Let’s Examine the Underlying Tensions of Civic Engagement

Wednesday, April 18, 2018

Let’s Examine the Underlying Tensions of Civic Engagement
By Michael Hamill Remaley, Senior Vice President, Public Policy & Communications

One of the most stimulating and satisfying elements of my job is conducting research and background interviews with experts on the topic of our Annual Meeting. Philanthropy New York’s Annual Meeting Committee decides in the Fall on the focus for our policy-focused half-day conference to take place in late Spring, so it is my responsibility to get up to speed on the subject and assemble, with the support of the Committee, Board, and members, a set of programming that will be useful to funders both knowledgeable and novice. 

PNY’s 39th Annual Meeting “Democracy, Demographics & Destiny: All in the Details” will focus on fair representation and active participation of all Americans, especially those who face systemic barriers to exercising their power, including people of color, immigrants, women, and people who are young, differently abled, LGBTQ, economically disenfranchised and people working in undervalued professions.  Our goal is to provide PNY members opportunities to hear from a wide variety of people who are doing exceptionally creative and exciting things in the field of civic engagement and understand better the most effective role philanthropy can play.  It is also a starting point for additional programming on related issues over the course of the next year.

In the background interviews I conducted, numerous experts pointed out an underlying tension which we must make explicit in our conversations on civic engagement. Those of us who come from privileged backgrounds tend to take the ability to engage in civic life as a given – that all people can get involved in communities, register and vote, take the time to be informed, and raise their voices on issues they care about most. It is all too easy to sometimes minimize the substantial barriers many in our communities face, obstacles that are systematically, institutionally constructed to prevent them from engaging in these ways. 

Our starting point can have the effect of further stigmatizing those who aren’t civically engaged. “Why don’t people pay attention? Why doesn’t everyone get out and vote? Why don’t those most impacted by certain issues speak out and engage on those issues that affect them most?” We hear these sentiments expressed all around us. 

Funders need to simultaneously nurture innovative and established practices in civic engagement that help people assert their power and recognize that sometimes people work three jobs and don’t have the time or emotional energy to immerse themselves in news and social change strategy. There are literally millions of people who live in America who aren’t allowed to vote because of involvement with the justice system, lack of documentation or they are too young – and these people are told in countless ways that their voices are not wanted in civic life, that there is no point in even showing up.  
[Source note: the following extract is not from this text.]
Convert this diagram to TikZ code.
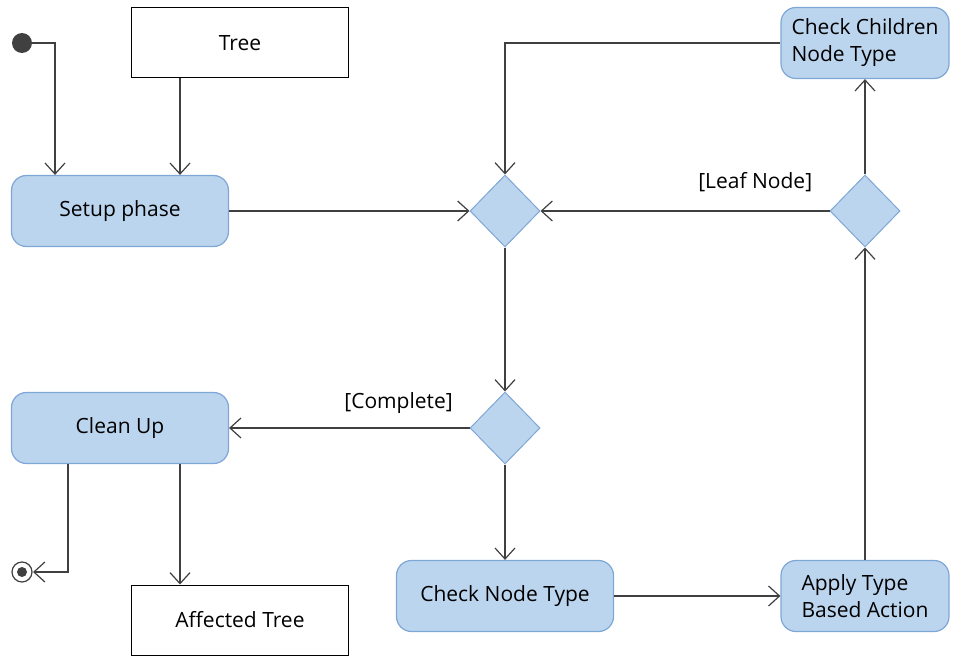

Acknowledging this tension is not to say that we shouldn’t continue to help people recognize the collective power that they can exert, but in the process, community builders and those who support them shouldn’t pathologize or stigmatize people who don’t have the resources to engage in the way we want, or who make a rational decision to not engage because they possess an intuitive sense of utility function (= Is the direct reward worth my personal effort to engage?).   

Recognizing this tension does not in the least detract from the amazing, creative and extraordinarily important work that is happening in the civic engagement field.  The programming for “Democracy, Demographics & Destiny” will showcase innovative initiatives in “action civics,” participatory budgeting, text messaging campaigns, social media experiments, and academic digital equity labs, not to mention good-old-fashioned grassroots organizing that now has new energy and urgency.  I am excited to share with PNY members what our leaders are doing and how they think philanthropy should help. 

Being able to dig deep into the subject matter of this year’s annual meeting has been a particularly rewarding experience, so I want to thank our Annual Meeting Committee – Steve Foster, Overbrook Foundation; Ana Oliveira, New York Women’s Foundation; and Teresa Younger, Ms. Foundation – for choosing this focus. Even though at various points in my career I have worked for organizations that advanced forms of civic engagement – mostly around structured, nonpartisan civic dialogue projects – it has been fascinating to me to learn about new ways people across America are thinking about public participation.

I look forward to learning even more with Philanthropy New York’s members when we come together on June 4!